On a point of order, Madam Deputy Speaker. Later today we will be voting on very sensitive matters that affect the whole House. At the start of that debate, Mr Speaker will no doubt announce which amendments, if any, he will allow to be put to the House. When he was elected, Mr Speaker gave a solemn promise that he would publish the advice he got from the Clerk of the House when he made controversial decisions. I do not know what he will decide or what his recommendation will be, but could you prevail on Mr Speaker, when he comes back to the Chair, to release the advice he is given by the Clerk on whatever decision he comes to on the amendments to the SNP motion we are debating this afternoon?

I thank the hon. Gentleman for his point of order. I am sure that his comments will have been heard and that Mr Speaker will make his decision in due course, with all the comments the hon. Gentleman has raised about publication. I think we will leave it at that.

On a point of order, Madam Deputy Speaker. I wonder if you could give me some advice. My office wrote to the Home Secretary more than six weeks ago and we have still not received a response from him about an issue raised by a constituent. It is becoming increasingly clear that Ministers are either wilfully refusing to respond to Members of Parliament or simply, rather worryingly, just treating Members of Parliament with sheer contempt. What do we do to force Ministers to do their duty and respond appropriately to Members of this House?

I thank the hon. Gentleman for his point of order. This issue has been raised with the Leader of the House at business questions and I know she takes it very seriously. The hon. Gentleman might like to raise it again on Thursday at business questions, but I have confidence that those on the Treasury Bench have heard his comments, have written them down and will feed them back.

On a point of order, Madam Deputy Speaker. You will know that yesterday in the House there was an urgent question on border security. Later on that afternoon, it became public that the Independent Chief Inspector of Borders and Immigration had been sacked by the Home Secretary. It is claimed that the Home Secretary lost confidence in the Independent Chief Inspector. It was clear from the urgent question yesterday that one of the issues the Chief Inspector was most exercised by was the 15 reports he has lodged with the Home Office since April 2023, which have not been published. The agreement with the Chief Inspector is that reports he submits to the Home Office should be published within eight weeks. Clearly, a number of those reports are well overdue. Have you, Madam Deputy Speaker, had any indication from Ministers about whether they were planning to come to the House to make a statement about Mr David Neal and the fact that he was sacked yesterday afternoon? More importantly, what has happened to the 15 reports the Independent Chief Inspector has lodged since April last year, many of which are on important issues?
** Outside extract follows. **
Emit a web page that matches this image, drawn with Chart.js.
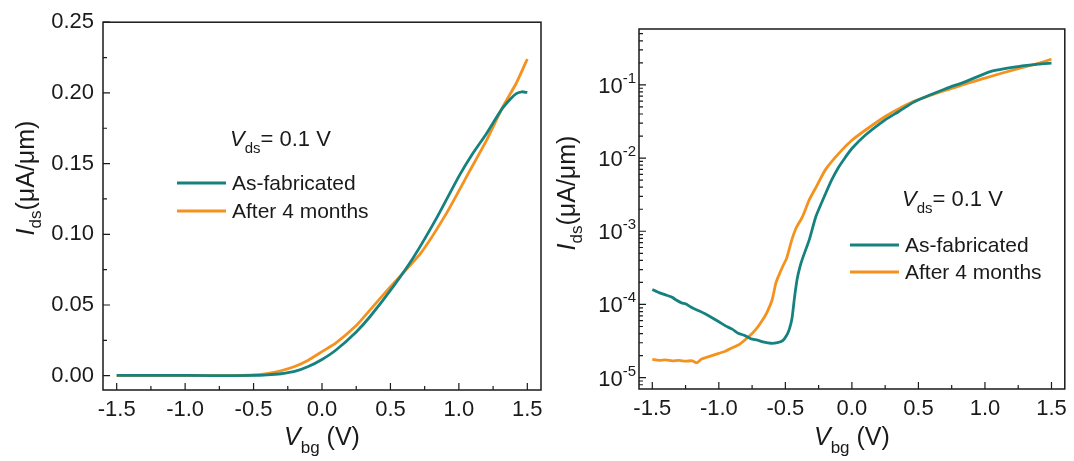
<!DOCTYPE html>
<html>
<head>
<meta charset="utf-8">
<script src="https://cdn.jsdelivr.net/npm/chart.js@4.4.1/dist/chart.umd.min.js"></script>
<style>
  body { margin: 0; background: #fff; }
  #wrap { position: relative; width: 1074px; height: 461px; }
  #left  { position: absolute; left: 0;     top: 0; }
  #right { position: absolute; left: 550px; top: 0; }
</style>
</head>
<body>
<div id="wrap">
  <canvas id="left" width="550" height="461"></canvas>
  <canvas id="right" width="524" height="461"></canvas>
</div>
<script>
// ---- data ----
const seriesNames = ["As-fabricated", "After 4 months"];

// linear panel
const linVbgFab = [-1.5, -1.15, -0.8, -0.5, -0.4, -0.3, -0.2, -0.1, 0, 0.1, 0.25, 0.35, 0.52, 0.67, 0.84, 1.0, 1.1, 1.2, 1.31, 1.38, 1.42, 1.46, 1.5];
const linIdsFab = [0.0003, 0.0003, 0.0001, 0.0002, 0.0006, 0.0014, 0.003, 0.0065, 0.0115, 0.018, 0.031, 0.0417, 0.063, 0.084, 0.112, 0.141, 0.157, 0.171, 0.188, 0.196, 0.1995, 0.2008, 0.2003];
const linVbgAged = [-1.5, -1.0, -0.64, -0.5, -0.4, -0.3, -0.2, -0.1, 0, 0.1, 0.25, 0.35, 0.5, 0.72, 0.91, 1.08, 1.2, 1.32, 1.42, 1.5];
const linIdsAged = [0, 0, 0.0001, 0.0005, 0.0015, 0.0035, 0.0065, 0.011, 0.017, 0.023, 0.0355, 0.0464, 0.063, 0.0865, 0.115, 0.145, 0.166, 0.19, 0.207, 0.224];

// log panel
const logVbgFab = [-1.5, -1.45, -1.4, -1.35, -1.32, -1.28, -1.25, -1.2, -1.15, -1.1, -1.07, -1.0, -0.95, -0.9, -0.85, -0.81, -0.76, -0.71, -0.66, -0.61, -0.56, -0.52, -0.49, -0.47, -0.45, -0.43, -0.41, -0.39, -0.37, -0.32, -0.27, -0.2, -0.15, -0.1, -0.05, 0, 0.1, 0.25, 0.35, 0.47, 0.7, 0.85, 1.04, 1.25, 1.4, 1.5];
const logIdsFab = [1.6e-4, 1.45e-4, 1.35e-4, 1.25e-4, 1.15e-4, 1.05e-4, 1.02e-4, 9.0e-5, 8.2e-5, 7.4e-5, 6.9e-5, 5.8e-5, 5.1e-5, 4.6e-5, 4.0e-5, 3.8e-5, 3.4e-5, 3.25e-5, 3.05e-5, 2.95e-5, 3.0e-5, 3.2e-5, 3.8e-5, 4.6e-5, 6.5e-5, 1.3e-4, 2.3e-4, 3.3e-4, 4.3e-4, 7.7e-4, 1.6e-3, 3.2e-3, 5.1e-3, 7.5e-3, 0.0102, 0.0135, 0.0205, 0.0333, 0.043, 0.059, 0.088, 0.11, 0.152, 0.178, 0.192, 0.198];
const logVbgAged = [-1.5, -1.45, -1.4, -1.35, -1.3, -1.25, -1.2, -1.165, -1.13, -1.07, -1.0, -0.95, -0.89, -0.84, -0.77, -0.72, -0.68, -0.64, -0.6, -0.57, -0.545, -0.52, -0.49, -0.45, -0.42, -0.37, -0.32, -0.26, -0.2, -0.1, 0, 0.1, 0.25, 0.35, 0.47, 0.7, 0.85, 1.0, 1.25, 1.4, 1.5];
const logIdsAged = [1.78e-5, 1.72e-5, 1.75e-5, 1.7e-5, 1.72e-5, 1.68e-5, 1.7e-5, 1.6e-5, 1.8e-5, 1.95e-5, 2.15e-5, 2.3e-5, 2.6e-5, 2.9e-5, 3.7e-5, 4.6e-5, 5.8e-5, 7.7e-5, 1.15e-4, 2.0e-4, 2.6e-4, 3.3e-4, 4.3e-4, 7.8e-4, 1.1e-3, 1.6e-3, 2.7e-3, 4.3e-3, 6.9e-3, 0.0115, 0.0175, 0.024, 0.037, 0.047, 0.06, 0.084, 0.102, 0.124, 0.167, 0.197, 0.224];

// ticks
const xMajor = [-1.5, -1.0, -0.5, 0, 0.5, 1.0, 1.5];
const xMinor = [-1.25, -0.75, -0.25, 0.25, 0.75, 1.25];
const linMajor = [0, 0.05, 0.10, 0.15, 0.20, 0.25];
const linMinor = [0.025, 0.075, 0.125, 0.175, 0.225];
const logMajor = [1e-5, 1e-4, 1e-3, 1e-2, 1e-1];
const logExp = ["-5", "-4", "-3", "-2", "-1"];

const FONT = '"Liberation Sans", Arial, sans-serif';
const TEAL = "#16827f";
const ORANGE = "#f5921e";
const INK = "#1a1a1a";

const pts = (xs, ys) => xs.map((x, i) => ({ x, y: ys[i] }));

// draws [text, size, italic, dy] pieces in a row
function rich(ctx, parts, x, y, align) {
  const f = p => `${p[2] ? "italic " : ""}${p[1]}px ${FONT}`;
  let w = 0;
  parts.forEach(p => { ctx.font = f(p); w += ctx.measureText(p[0]).width; });
  let cx = align === "center" ? x - w / 2 : x;
  ctx.textAlign = "left";
  ctx.textBaseline = "alphabetic";
  parts.forEach(p => {
    ctx.font = f(p);
    ctx.fillText(p[0], cx, y + p[3]);
    cx += ctx.measureText(p[0]).width;
  });
}

function decor(cfg) {
  return {
    id: "decor",
    afterDraw(chart) {
      const { ctx, chartArea: a, scales: { x, y } } = chart;
      ctx.save();
      ctx.strokeStyle = INK;
      ctx.fillStyle = INK;
      ctx.lineWidth = 1.5;
      ctx.strokeRect(a.left, a.top, a.right - a.left, a.bottom - a.top);

      // inward ticks
      ctx.lineWidth = 1.2;
      ctx.beginPath();
      xMajor.forEach(v => { const p = x.getPixelForValue(v); ctx.moveTo(p, a.bottom); ctx.lineTo(p, a.bottom - 7); });
      xMinor.forEach(v => { const p = x.getPixelForValue(v); ctx.moveTo(p, a.bottom); ctx.lineTo(p, a.bottom - 4); });
      cfg.yMajor.forEach(v => { const p = y.getPixelForValue(v); ctx.moveTo(a.left, p); ctx.lineTo(a.left + 7, p); });
      cfg.yMinor.forEach(v => { const p = y.getPixelForValue(v); ctx.moveTo(a.left, p); ctx.lineTo(a.left + 4, p); });
      ctx.stroke();

      // log labels 10^n
      if (cfg.log) {
        logMajor.forEach((v, i) => {
          const p = y.getPixelForValue(v);
          ctx.font = `15px ${FONT}`;
          const ew = ctx.measureText(logExp[i]).width;
          ctx.font = `22px ${FONT}`;
          const bw = ctx.measureText("10").width;
          const right = a.left - 3;
          ctx.textAlign = "left";
          ctx.textBaseline = "alphabetic";
          ctx.fillText("10", right - ew - bw, p + 8);
          ctx.font = `15px ${FONT}`;
          ctx.fillText(logExp[i], right - ew, p - 2);
        });
      }

      // axis titles
      rich(ctx, [["V", 25, true, 0], ["bg", 17, false, 8], [" (V)", 25, false, 0]],
           (a.left + a.right) / 2, 445, "center");
      ctx.save();
      ctx.translate(cfg.yTitleX, cfg.yTitleY);
      ctx.rotate(-Math.PI / 2);
      rich(ctx, [["I", 25, true, 0], ["ds", 17, false, 7], ["(μA/μm)", 25, false, 0]], 0, 0, "center");
      ctx.restore();

      // V_ds annotation
      rich(ctx, [["V", 22, true, 0], ["ds", 15, false, 7], ["= 0.1 V", 22, false, 0]], cfg.noteX, cfg.noteY, "left");

      // legend
      [TEAL, ORANGE].forEach((c, i) => {
        const yy = cfg.legY + i * cfg.legGap;
        ctx.strokeStyle = c;
        ctx.lineWidth = 2.8;
        ctx.beginPath();
        ctx.moveTo(cfg.legX, yy); ctx.lineTo(cfg.legX + 49, yy);
        ctx.stroke();
        ctx.fillStyle = INK;
        ctx.font = `21px ${FONT}`;
        ctx.textAlign = "left";
        ctx.textBaseline = "middle";
        ctx.fillText(seriesNames[i], cfg.legX + 55, yy + 1);
      });
      ctx.restore();
    }
  };
}

function datasets(xf, yf, xa, ya) {
  return [
    { label: seriesNames[0], data: pts(xf, yf), borderColor: TEAL, borderWidth: 2.8, pointRadius: 0, showLine: true, tension: 0.2 },
    { label: seriesNames[1], data: pts(xa, ya), borderColor: ORANGE, borderWidth: 2.8, pointRadius: 0, showLine: true, tension: 0.2 },
  ];
}

const xScale = (h) => ({
  type: "linear", min: -1.6, max: 1.6,
  afterBuildTicks: s => { s.ticks = xMajor.map(v => ({ value: v })); },
  afterFit: s => { s.height = h; },
  grid: { display: false, drawTicks: false },
  border: { display: false },
  ticks: { color: INK, font: { family: FONT, size: 22 }, padding: 7, maxRotation: 0,
           callback: v => v.toFixed(1) },
});

const common = {
  responsive: false,
  animation: false,
  plugins: { legend: { display: false }, tooltip: { enabled: false } },
};

new Chart(document.getElementById("left"), {
  type: "scatter",
  data: { datasets: datasets(linVbgFab, linIdsFab, linVbgAged, linIdsAged) },
  options: {
    ...common,
    layout: { padding: { top: 22, right: 9, left: 0, bottom: 0 } },
    scales: {
      x: xScale(71),
      y: {
        type: "linear", min: -0.0101, max: 0.25,
        afterBuildTicks: s => { s.ticks = linMajor.map(v => ({ value: v })); },
        afterFit: s => { s.width = 103; },
        grid: { display: false, drawTicks: false },
        border: { display: false },
        ticks: { color: INK, font: { family: FONT, size: 22 }, padding: 9, callback: v => v.toFixed(2) },
      },
    },
  },
  plugins: [decor({ yMajor: linMajor, yMinor: linMinor, log: false,
                    yTitleX: 34, yTitleY: 178,
                    noteX: 230, noteY: 146,
                    legX: 177, legY: 183, legGap: 28 })],
});

const logMinor = [];
[1e-6, 1e-5, 1e-4, 1e-3, 1e-2, 1e-1].forEach(d => {
  for (let m = 2; m <= 9; m++) { const v = d * m; if (v > 7e-6 && v < 0.58) logMinor.push(v); }
});

new Chart(document.getElementById("right"), {
  type: "scatter",
  data: { datasets: datasets(logVbgFab, logIdsFab, logVbgAged, logIdsAged) },
  options: {
    ...common,
    layout: { padding: { top: 29, right: 7, left: 0, bottom: 0 } },
    scales: {
      x: xScale(72),
      y: {
        type: "logarithmic", min: 7e-6, max: 0.58,
        afterBuildTicks: s => { s.ticks = logMajor.map(v => ({ value: v })); },
        afterFit: s => { s.width = 89; },
        grid: { display: false, drawTicks: false },
        border: { display: false },
        ticks: { display: false },
      },
    },
  },
  plugins: [decor({ yMajor: logMajor, yMinor: logMinor, log: true,
                    yTitleX: 25, yTitleY: 193,
                    noteX: 352, noteY: 206,
                    legX: 300, legY: 245, legGap: 27 })],
});
</script>
</body>
</html>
Further to that, Madam Deputy Speaker, there is an issue about the Government introducing legislation, which this House is very concerned about, on the Rwanda policy and asylum seekers being moved to Rwanda to have their claims processed. With the lack of anyone now in the role of the Independent Chief Inspector of Borders and Immigration, that will mean there is no independent oversight or scrutiny at a time when a major policy decision will be implemented by the Government. The Home Affairs Committee is particularly concerned by any delay. We saw in The Times a report that it will be six to nine months before an new Independent Chief Inspector of Borders and Immigration is appointed. Can you advise on the best way forward?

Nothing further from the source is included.